Ranunculus corms resemble little, strange octopus. It’s best to soak them in tepid water for 3-4 hours prior to planting. Don’t over soak the corms, or they could rot. In Zones 7 and above, they can be planted throughout the spring. In colder Zones, ranunculus should be planted outside after all danger of frost has passed. For an earlier start, pre-sprout the bulbs indoors in a seedling tray filled with a standard potting soil. Cover the soaked corms with potting soil, water well, and keep the tray in a sunny window. Check the soil every few days to make sure it’s moist but not soggy. The corms will swell and produce white roots. Place outdoors after the danger of frost has passed. Plant bulbs with the ‘tentacles’ facing down.
Plant bulbs 2-3 inches below the soil surface and space them approximately 9 inches apart.
Ranunculus prefer a rich, well-drained soil. Amend the soil with a thick layer of composted organic matter dug in to the top 6-8 inches of ground.
Plant in full sun, or in regions with hot summers, plant in partial shade.
For best results, fertilize monthly with an all-purpose fertilizer.
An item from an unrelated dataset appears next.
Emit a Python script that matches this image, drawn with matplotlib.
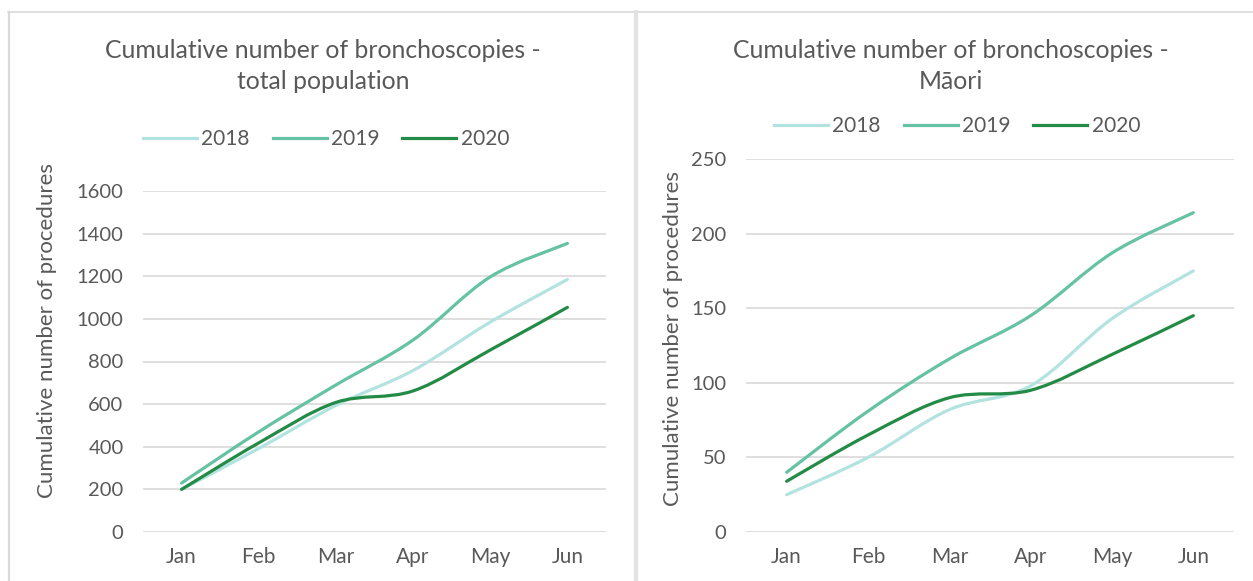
import matplotlib
matplotlib.use("Agg")
import matplotlib.pyplot as plt
from matplotlib.path import Path
from matplotlib.patches import PathPatch
from matplotlib.lines import Line2D
import numpy as np

months = ["Jan", "Feb", "Mar", "Apr", "May", "Jun"]
years = ["2018", "2019", "2020"]

total_2018 = [200, 392, 594, 758, 985, 1185]
total_2019 = [230, 470, 690, 901, 1197, 1354]
total_2020 = [200, 418, 608, 662, 854, 1054]

maori_2018 = [25, 50, 82, 98, 143, 175]
maori_2019 = [40, 81, 116, 145, 187, 214]
maori_2020 = [34, 65, 90, 95, 119, 145]

colors = ["#b3e3e0", "#66c2a4", "#238b45"]
text_color = "#595959"
grid_color = "#d9d9d9"

plt.rcParams["font.family"] = ["Lato", "DejaVu Sans"]

W, H = 1253, 581
fig = plt.figure(figsize=(W / 100, H / 100), dpi=100)


def px_box(x0, x1, ytop, ybot):
    return [x0 / W, 1 - ybot / H, (x1 - x0) / W, (ybot - ytop) / H]


def smooth_path(xs, ys):
    # Excel-style smoothed line (Catmull-Rom as cubic Bezier)
    pts = np.column_stack([xs, ys]).astype(float)
    n = len(pts)
    verts = [pts[0]]
    codes = [Path.MOVETO]
    for i in range(n - 1):
        p0 = pts[i - 1] if i > 0 else pts[i]
        p1 = pts[i]
        p2 = pts[i + 1]
        p3 = pts[i + 2] if i + 2 < n else pts[i + 1]
        c1 = p1 + (p2 - p0) / 6.0
        c2 = p2 - (p3 - p1) / 6.0
        verts += [c1, c2, p2]
        codes += [Path.CURVE4] * 3
    return Path(verts, codes)


def draw_panel(box, series, ymax, ystep, title, title_xy, legend_xy, ylab_xy):
    x0, x1, ytop, ybot = box
    ax = fig.add_axes(px_box(*box))
    x = np.arange(len(months))
    for vals, c in zip(series, colors):
        patch = PathPatch(smooth_path(x, vals), fill=False, edgecolor=c,
                          linewidth=2.3, capstyle="round", joinstyle="round",
                          transform=ax.transData, zorder=3)
        ax.add_patch(patch)
    ax.set_xlim(-0.5, len(months) - 0.5)
    ax.set_ylim(0, ymax)
    ax.set_yticks(np.arange(0, ymax + 1, ystep))
    ax.set_xticks(x)
    ax.set_xticklabels(months)
    ax.grid(axis="y", color=grid_color, linewidth=1.2)
    ax.set_axisbelow(True)
    for s in ax.spines.values():
        s.set_visible(False)
    ax.tick_params(axis="both", length=0, labelsize=14.5, colors=text_color)
    ax.tick_params(axis="x", labelsize=15)
    ax.tick_params(axis="y", pad=14)
    ax.tick_params(axis="x", pad=11)
    ax.set_ylabel("Cumulative number of procedures", fontsize=16,
                  color=text_color)
    ax.yaxis.set_label_coords((ylab_xy[0] - x0) / (x1 - x0),
                              (ybot - ylab_xy[1]) / (ybot - ytop))
    ax.yaxis.label.set_verticalalignment("center")
    fig.text(title_xy[0] / W, 1 - title_xy[1] / H, title, ha="center",
             va="center", fontsize=17.8, color=text_color, linespacing=1.42)
    handles = [Line2D([], [], color=c, linewidth=2.3) for c in colors]
    fig.legend(handles, years, loc="center", ncol=3, frameon=False,
               bbox_to_anchor=(legend_xy[0] / W, 1 - legend_xy[1] / H),
               fontsize=15, labelcolor=text_color, handlelength=2.6,
               handletextpad=0.2, columnspacing=1.1)
    return ax


draw_panel((143, 606, 191, 532), [total_2018, total_2019, total_2020],
           1600, 200, "Cumulative number of bronchoscopies -\ntotal population",
           (323, 66), (326, 139), (47, 331))
draw_panel((746, 1234, 159, 532), [maori_2018, maori_2019, maori_2020],
           250, 50, "Cumulative number of bronchoscopies -\nMāori",
           (951, 66), (957, 126), (673, 338))

# panel borders
fig.add_artist(Line2D([8 / W, 1252 / W], [1 - 12 / H, 1 - 12 / H],
                      color=grid_color, linewidth=1.2, transform=fig.transFigure))
fig.add_artist(Line2D([9 / W, 9 / W], [0, 1 - 12 / H],
                      color=grid_color, linewidth=1.6, transform=fig.transFigure))
fig.add_artist(Line2D([636 / W, 636 / W], [0, 1 - 12 / H],
                      color="#e3e3e3", linewidth=3.0, transform=fig.transFigure))

fig.savefig("out.png", dpi=100)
Ranunculus blooms have a very long vase life of up to 10 or more days. Harvest the flowers when the buds are colored and soft but haven’t fully opened. Add floral food to the vase water. Keep the plants dead-headed to maximize the bloom time.
End of Season Care
In Zones 7 and above, leave ranunculus in the ground and cover with a protective layer of mulch. Leave the foliage on the plants to help nourish the bulbs. In Zones 6 and below, dig the bulbs before the first frost and let them air dry for several days. Store bulbs in peat moss in a cool, dry location. If you are unsure about overwintering the corms in the ground, the safe bet is to dig them up and store them until spring.